Corgis and the Reluctant “Hero”

This prompt feels strange to me, because the last time I was asked to write about how I felt about a play and why, it was a trick question. Going into my personal preferences and reactions lost me practically all the available points on the question. “Which one did you like and why?” is, in the twisted, convoluted world of an English major, an invitation for plot analysis and symbolic nitpicking. Which I’m not going to do here. Because, quite frankly, nobody wants to read that. And besides, I’m writing this on one of the computers in the AmmA Center while Jamie the Computer Wizard tries to bring my laptop back to life. Let’s all keep our fingers crossed, and let me indulge my emotions without analysis.
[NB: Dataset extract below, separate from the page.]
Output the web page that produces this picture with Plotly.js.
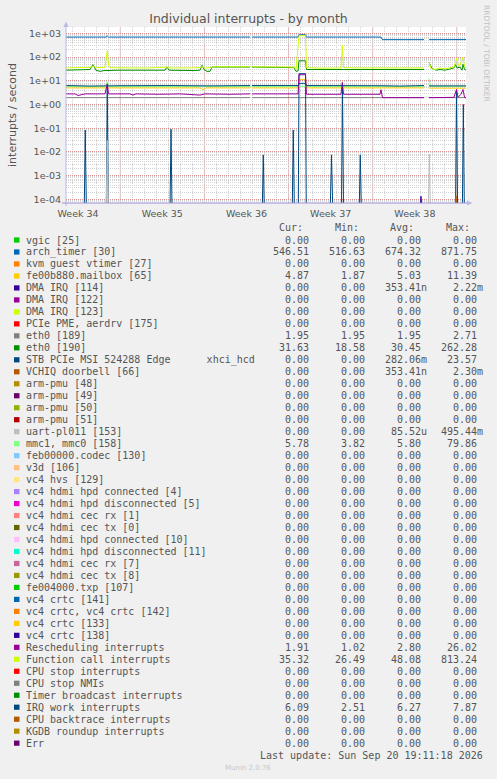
<!DOCTYPE html>
<html><head><meta charset="utf-8">
<script src="https://cdn.plot.ly/plotly-3.0.1.min.js"></script>
<style>html,body{margin:0;padding:0;background:#F0F0F0;}#chart{width:497px;height:779px;}</style>
</head><body><div id="chart"></div>
<script>
// ---------------- legend table (one entry per munin field) ----------------
const seriesNames = [
  "vgic [25]","arch_timer [30]","kvm guest vtimer [27]","fe00b880.mailbox [65]",
  "DMA IRQ [114]","DMA IRQ [122]","DMA IRQ [123]","PCIe PME, aerdrv [175]",
  "eth0 [189]","eth0 [190]","STB PCIe MSI 524288 Edge      xhci_hcd","VCHIQ doorbell [66]",
  "arm-pmu [48]","arm-pmu [49]","arm-pmu [50]","arm-pmu [51]",
  "uart-pl011 [153]","mmc1, mmc0 [158]","feb00000.codec [130]","v3d [106]","vc4 hvs [129]",
  "vc4 hdmi hpd connected [4]","vc4 hdmi hpd disconnected [5]","vc4 hdmi cec rx [1]","vc4 hdmi cec tx [0]",
  "vc4 hdmi hpd connected [10]","vc4 hdmi hpd disconnected [11]","vc4 hdmi cec rx [7]","vc4 hdmi cec tx [8]",
  "fe004000.txp [107]","vc4 crtc [141]","vc4 crtc, vc4 crtc [142]","vc4 crtc [133]","vc4 crtc [138]",
  "Rescheduling interrupts","Function call interrupts","CPU stop interrupts","CPU stop NMIs",
  "Timer broadcast interrupts","IRQ work interrupts","CPU backtrace interrupts","KGDB roundup interrupts","Err"
];
const seriesColors = [
  "#00CC00","#0066B3","#FF8000","#FFCC00","#330099","#990099","#CCFF00","#FF0000",
  "#808080","#008F00","#00487D","#B35A00","#B38F00","#6B006B","#8FB300","#B30000",
  "#BEBEBE","#80FF80","#80C9FF","#FFC080","#FFE680","#AA80FF","#EE00CC","#FF8080",
  "#666600","#FFBFFF","#00FFCC","#CC6699","#999900","#00CC00","#0066B3","#FF8000",
  "#FFCC00","#330099","#990099","#CCFF00","#FF0000","#808080","#008F00","#00487D",
  "#B35A00","#B38F00","#6B006B"
];
const curVals = ["0.00","546.51","0.00","4.87","0.00","0.00","0.00","0.00","1.95","31.63","0.00","0.00",
  "0.00","0.00","0.00","0.00","0.00","5.78","0.00","0.00","0.00","0.00","0.00","0.00","0.00","0.00","0.00",
  "0.00","0.00","0.00","0.00","0.00","0.00","0.00","1.91","35.32","0.00","0.00","0.00","6.09","0.00","0.00","0.00"];
const minVals = ["0.00","516.63","0.00","1.87","0.00","0.00","0.00","0.00","1.95","18.58","0.00","0.00",
  "0.00","0.00","0.00","0.00","0.00","3.82","0.00","0.00","0.00","0.00","0.00","0.00","0.00","0.00","0.00",
  "0.00","0.00","0.00","0.00","0.00","0.00","0.00","1.02","26.49","0.00","0.00","0.00","2.51","0.00","0.00","0.00"];
const avgVals = ["0.00","674.32","0.00","5.03","353.41n","0.00","0.00","0.00","1.95","30.45","282.06m","353.41n",
  "0.00","0.00","0.00","0.00","85.52u","5.80","0.00","0.00","0.00","0.00","0.00","0.00","0.00","0.00","0.00",
  "0.00","0.00","0.00","0.00","0.00","0.00","0.00","2.80","48.08","0.00","0.00","0.00","6.27","0.00","0.00","0.00"];
const maxVals = ["0.00","871.75","0.00","11.39","2.22m","0.00","0.00","0.00","2.71","262.28","23.57","2.30m",
  "0.00","0.00","0.00","0.00","495.44m","79.86","0.00","0.00","0.00","0.00","0.00","0.00","0.00","0.00","0.00",
  "0.00","0.00","0.00","0.00","0.00","0.00","0.00","26.02","813.24","0.00","0.00","0.00","7.87","0.00","0.00","0.00"];
const columnHeaders = ["Cur:","Min:","Avg:","Max:"];

// ---------------- axis labels ----------------
const weekLabelDays = [1, 8, 15, 22, 29];
const weekLabels = ["Week 34","Week 35","Week 36","Week 37","Week 38"];
const weekBoundaryDays = [4.5, 11.5, 18.5, 25.5, 32.5];
const yTickVals = [1e-4, 1e-3, 1e-2, 1e-1, 1e0, 1e1, 1e2, 1e3];
const yTickText = ["1e-04","1e-03","1e-02","1e-01","1e+00","1e+01","1e+02","1e+03"];

// ---------------- series (x in days from the left edge, y in interrupts/s; null = no data) ----------------
const archTimerX = [0,3.33,3.43,3.53,15.30,15.38,15.46,19.29,19.37,19.91,19.99,26.18,26.31,29.76,29.97,30.17,31.0,31.09,31.5,32.46,32.6,33.25];
const archTimerY = [700,700,780,700,700,null,700,700,870,880,700,700,545,545,null,545,545,570,548,555,545,548];

const mailboxX = [0,11.14,11.39,11.64,15.30,15.38,15.46,19.29,19.37,19.91,19.99,29.76,29.97,30.17,33.25];
const mailboxY = [5.0,5.0,4.2,5.0,5.0,null,5.0,5.0,11.4,11.4,5.0,5.0,null,4.9,4.87];

const dma114X = [0,29.45,29.51,29.57,33.25];
const dma114Y = [0,0,1.35e-4,0,0];

const eth189X = [0,15.30,15.38,15.46,29.76,29.97,30.17,33.25];
const eth189Y = [1.95,1.95,null,1.95,1.95,null,1.95,1.95];

const eth190X = [0,1.58,2.00,2.24,2.49,2.83,3.16,4.49,6.98,8.23,8.40,8.56,10.72,11.14,11.31,11.47,11.72,11.97,12.14,12.80,15.30,15.38,15.46,16.96,18.95,19.12,19.29,19.37,19.91,19.99,21.11,22.97,26.10,27.76,29.76,29.97,30.17,30.42,30.76,31.09,31.50,31.92,32.25,32.38,32.50,32.75,32.92,33.00,33.13,33.25];
const eth190Y = [28,28,30,48,28,25,27,28,28,28,38,28,27,28,45,30,25,25,38,38,38,null,38,37,36,25,26,70,70,30,30,30,30,30,30,null,60,33,28,30,28,32,35,48,35,38,28,50,30,28];

const xhciX = [0,1.52,1.60,1.69,3.35,3.43,3.52,8.65,8.73,8.81,16.32,16.40,16.48,18.81,18.89,18.98,19.31,19.37,19.91,19.97,21.97,22.07,22.17,22.90,22.98,23.07,24.38,24.46,24.55,32.38,32.46,32.55,32.95,33.03,33.11,33.25];
const xhciY = [0,0,0.083,0,0,6,0,0,0.09,0,0,0.0075,0,0,0.083,0,0,20,20,0,0,0.0075,0,0,8,0,0,0.0075,0,0,4,0,0,1.0,0,0];

const vchiqX = [0,32.36,32.42,32.48,33.25];
const vchiqY = [0,0,1.4e-4,0,0];

const uartX = [0,3.35,3.43,3.52,30.12,30.20,30.28,33.25];
const uartY = [0,0,0.03,0,0,0.008,0,0];

const mmcX = [0,3.24,3.43,3.57,15.30,15.38,15.46,29.76,29.97,30.17,30.30,33.25];
const mmcY = [5.8,5.8,9,5.8,5.8,null,5.8,5.8,null,13,5.8,5.8];

const reschedX = [0,0.75,1.00,1.58,3.24,3.33,3.43,3.53,5.32,5.57,5.82,7.81,9.48,11.14,11.55,13.63,15.30,15.38,15.46,19.29,19.37,19.91,19.99,22.86,22.97,23.07,26.10,26.18,26.31,29.76,29.97,30.17,31.09,32.25,32.46,32.59,32.83,33.00,33.13,33.25];
const reschedY = [2.8,2.8,2.4,2.8,2.8,5,7.5,2.8,2.8,2.5,2.8,2.7,2.8,2.5,2.8,2.7,2.8,null,2.8,2.8,18,18,2.7,2.7,8.5,2.7,2.7,4.2,1.95,1.95,null,1.95,1.95,2.0,4.3,2.0,2.7,4.3,2.0,1.91];

const funcCallX = [0,1.16,2.00,2.24,2.49,3.24,3.33,3.43,3.53,3.66,5.32,6.98,8.40,8.65,10.31,11.14,11.31,11.55,12.14,12.22,15.30,15.38,15.46,18.95,19.12,19.29,19.37,19.91,19.99,21.11,22.86,22.97,23.07,24.44,26.10,27.76,29.76,29.97,30.17,30.34,30.67,31.09,31.50,31.92,32.25,32.46,32.59,32.75,32.92,33.00,33.13,33.25];
const funcCallY = [35,36,37,42,36,37,70,190,45,36,35,35,38,35,35,36,40,34,37,39,39,null,39,38,30,300,800,800,36,34,35,320,36,35,36,35,35,null,62,33,30,35,32,34,38,90,46,45,70,100,40,35];

const irqWorkX = [0,2.00,4.49,6.15,8.65,11.97,13.63,15.30,15.38,15.46,19.29,19.37,19.91,19.99,21.95,26.10,27.76,29.76,29.97,30.17,33.25];
const irqWorkY = [6.3,6.0,6.2,6.4,6.3,6.1,6.0,6.3,null,6.3,6.3,7.8,7.8,6.3,6.4,6.2,6.0,6.3,null,6.1,6.1];

// which legend row each drawn series belongs to (drawn in legend order, like rrdtool)
const plotted = [
  {row: 1, x: archTimerX, y: archTimerY},
  {row: 3, x: mailboxX, y: mailboxY},
  {row: 4, x: dma114X, y: dma114Y},
  {row: 8, x: eth189X, y: eth189Y},
  {row: 9, x: eth190X, y: eth190Y},
  {row: 10, x: xhciX, y: xhciY},
  {row: 11, x: vchiqX, y: vchiqY},
  {row: 16, x: uartX, y: uartY},
  {row: 17, x: mmcX, y: mmcY},
  {row: 34, x: reschedX, y: reschedY},
  {row: 35, x: funcCallX, y: funcCallY},
  {row: 39, x: irqWorkX, y: irqWorkY}
];

// ---------------- geometry ----------------
const FIG_W = 497, FIG_H = 779;
const PL = 66, PR = 466, PT = 27, PB = 203;
const XR = [0, 33.25];
const YR = [-4.156, 3.27];
const PX = px => (px - PL) / (PR - PL);
const PY = py => (PB - py) / (PB - PT);
// zero cannot sit on a log axis; rrdtool pins it below the floor, so do the same
const ZERO_FLOOR = 5e-5;
const onLog = v => (v === null ? null : (v > 0 ? v : ZERO_FLOOR));

const traces = plotted.map(s => ({
  type: 'scatter', mode: 'lines',
  x: s.x, y: s.y.map(onLog),
  name: seriesNames[s.row],
  line: {color: seriesColors[s.row], width: 1},
  connectgaps: false, hoverinfo: 'skip', showlegend: false
}));

const SANS = 'DejaVu Sans, sans-serif';
const MONO = 'DejaVu Sans Mono, monospace';
const TXT = '#555555';
const annotations = [];
const shapes = [];

function note(text, px, py, xanchor, font, extra) {
  annotations.push(Object.assign({
    text: text, xref: 'paper', yref: 'paper', x: PX(px), y: PY(py),
    xanchor: xanchor, yanchor: 'middle', showarrow: false,
    borderpad: 0, borderwidth: 0, font: font
  }, extra || {}));
}
const monoFont = {family: MONO, size: 10, color: TXT};
const nb = s => s.replace(/ /g, '\u00A0');

// header
const headerRight = [303, 358.5, 414, 470];
columnHeaders.forEach((h, i) => note(h, headerRight[i], 227.5, 'right', monoFont));

// rows
const ROW0 = 240, ROWSTEP = 11.98, CHAR = 6.02;
const valueRight = [309.3, 365, 420.7, 476.7];
const cols = [curVals, minVals, avgVals, maxVals];
seriesNames.forEach((name, i) => {
  const y = ROW0 + i * ROWSTEP;
  shapes.push({type: 'rect', xref: 'paper', yref: 'paper', layer: 'above',
    x0: PX(14), x1: PX(19.5), y0: PY(y + 2.6), y1: PY(y - 2.6),
    fillcolor: seriesColors[i], line: {width: 0}});
  note(nb(name), 26, y, 'left', monoFont);
  cols.forEach((col, c) => {
    const v = col[i];
    const suffix = /[a-zA-Z]$/.test(v) ? CHAR : 0;
    note(v, valueRight[c] + suffix, y, 'right', monoFont);
  });
});
note(nb('Last update: Sun Sep 20 19:11:18 2026'), 483.3, 755.7, 'right', monoFont);
note('Munin 2.0.76', 248, 768, 'center', {family: SANS, size: 7, color: '#C8C8C8'});
note('RRDTOOL / TOBI OETIKER', 487, 53, 'center', {family: SANS, size: 7.5, color: '#C0C0C0'}, {textangle: 90});

// week boundary grid lines (major, red dotted)
weekBoundaryDays.forEach(d => shapes.push({
  type: 'line', xref: 'x', yref: 'paper', x0: d, x1: d, y0: 0, y1: 1, layer: 'below',
  line: {color: 'rgba(230,90,90,0.55)', width: 1, dash: '1px,1px'}
}));
// axes and arrows (rrdtool style)
const AXIS = '#B9B9EA';
shapes.push({type: 'line', xref: 'paper', yref: 'paper', x0: PX(66), x1: PX(66), y0: PY(206), y1: PY(25), line: {color: AXIS, width: 1}, layer: 'above'});
shapes.push({type: 'line', xref: 'paper', yref: 'paper', x0: PX(62), x1: PX(468), y0: PY(203), y1: PY(203), line: {color: '#9C8FD6', width: 1}, layer: 'above'});
shapes.push({type: 'path', xref: 'paper', yref: 'paper', layer: 'above',
  path: `M ${PX(63.5)} ${PY(27)} L ${PX(68.5)} ${PY(27)} L ${PX(66)} ${PY(21.5)} Z`,
  fillcolor: AXIS, line: {width: 0}});
shapes.push({type: 'path', xref: 'paper', yref: 'paper', layer: 'above',
  path: `M ${PX(467)} ${PY(200.5)} L ${PX(467)} ${PY(205.5)} L ${PX(472.5)} ${PY(203)} Z`,
  fillcolor: AXIS, line: {width: 0}});

const layout = {
  width: FIG_W, height: FIG_H,
  paper_bgcolor: '#F0F0F0', plot_bgcolor: '#FFFFFF',
  margin: {l: PL, r: FIG_W - PR, t: PT, b: FIG_H - PB, pad: 0},
  showlegend: false,
  title: {text: 'Individual interrupts - by month', font: {family: SANS, size: 12.5, color: TXT},
    x: 0.5, xanchor: 'center', xref: 'container', y: 1 - 19 / FIG_H, yanchor: 'middle', yref: 'container'},
  xaxis: {
    type: 'linear', range: XR, fixedrange: true,
    tickmode: 'array', tickvals: weekLabelDays, ticktext: weekLabels,
    ticks: '', showgrid: false, zeroline: false, showline: false,
    tickfont: {family: SANS, size: 9.5, color: TXT},
    ticklabelstandoff: 3,
    minor: {tick0: 0.5, dtick: 1, showgrid: true, gridcolor: '#D2D2D2', griddash: '1px,1px', gridwidth: 1, ticks: ''}
  },
  yaxis: {
    type: 'log', range: YR, fixedrange: true,
    tickmode: 'array', tickvals: yTickVals, ticktext: yTickText,
    ticks: '', showgrid: true, gridcolor: 'rgba(230,90,90,0.55)', griddash: '1px,1px', gridwidth: 1,
    zeroline: false, showline: false,
    tickfont: {family: SANS, size: 9.5, color: TXT},
    ticklabelstandoff: 4,
    minor: {dtick: 'D1', showgrid: true, gridcolor: '#D2D2D2', griddash: '1px,1px', gridwidth: 1, ticks: ''},
    title: {text: 'interrupts / second', font: {family: SANS, size: 11, color: TXT}, standoff: 10}
  },
  annotations: annotations,
  shapes: shapes
};

Plotly.newPlot('chart', traces, layout, {staticPlot: true, displayModeBar: false});
</script></body></html>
Of all the plays we’ve read while spending time here in Armagh,Martin Lynch’s The History of the Troubles According to my Da rises up as my favorite. Why? Only partly because of the wildly entertaining lunch we had with Mr. Lynch himself, in which I discovered that to be an Irish writer, you need to surround yourself with fascinating people and not be afraid to inundate total strangers with profanity. Mostly, I loved this play because it made me laugh.

Not that the other plays didn’t, of course. I even laughed a little in Beauty Queen of Leenane, though admittedly that laugh was punctuated with cringing and wincing at the horror of it all. But Lynch embraces the utterly Irish tendency to make a joke out of a serious thing and a serious thing out of a joke. While discussing the pain and violence of The Troubles, Lynch manages to take us on a funny, fabulous ride through the gamut of human existence. We follow a cast of characters who have no idea what’s going on around them and just want to get on with things. They’re all quirky, lost in their own personal problems and verbal ticks, and yet at the same time they’re all  mired in the violent political struggle that becomes so idealized by the “heroes” on both sides.

The question I think Lynch was asking here is this: is there such a thing as a hero? And I think he’s answering that question with a resounding “no.” If these recruits to the IRA are war heroes, heaven help us all. They signed up on accident, more or less. Their plan for victory is to kidnap the Queen’s corgis. They take every opportunity to exploit The Troubles as an excuse to go drinking. This is not a play about The Troubles as a broad concept, this is a play about the people who get caught up in modern political events, whether or not they want to.

And it’s laugh-out-loud funny. I know that “lol” has been stripped of all literal meaning thanks to the Internet, but while I was reading this play silently to myself, I actually did it: I lol’d. Plays often come to life more dramatically when staged or at least read out loud, but The History of the Troubles was hilarious even lying on the page, and reading it aloud only added to its charm.

In short, Martin Lynch is fabulous. In large part because we both share a similar desire to kidnap the Queen’s corgis. I was in London before the beginning of this program, and I actually began constructing a battle plan. There’s a note of solidarity between the two of us on that point.

And now, back to Jamie’s office to see what on Earth’s happened to my laptop. Maybe if I kidnap a corgi or two, the Apple store will fix my computer for free?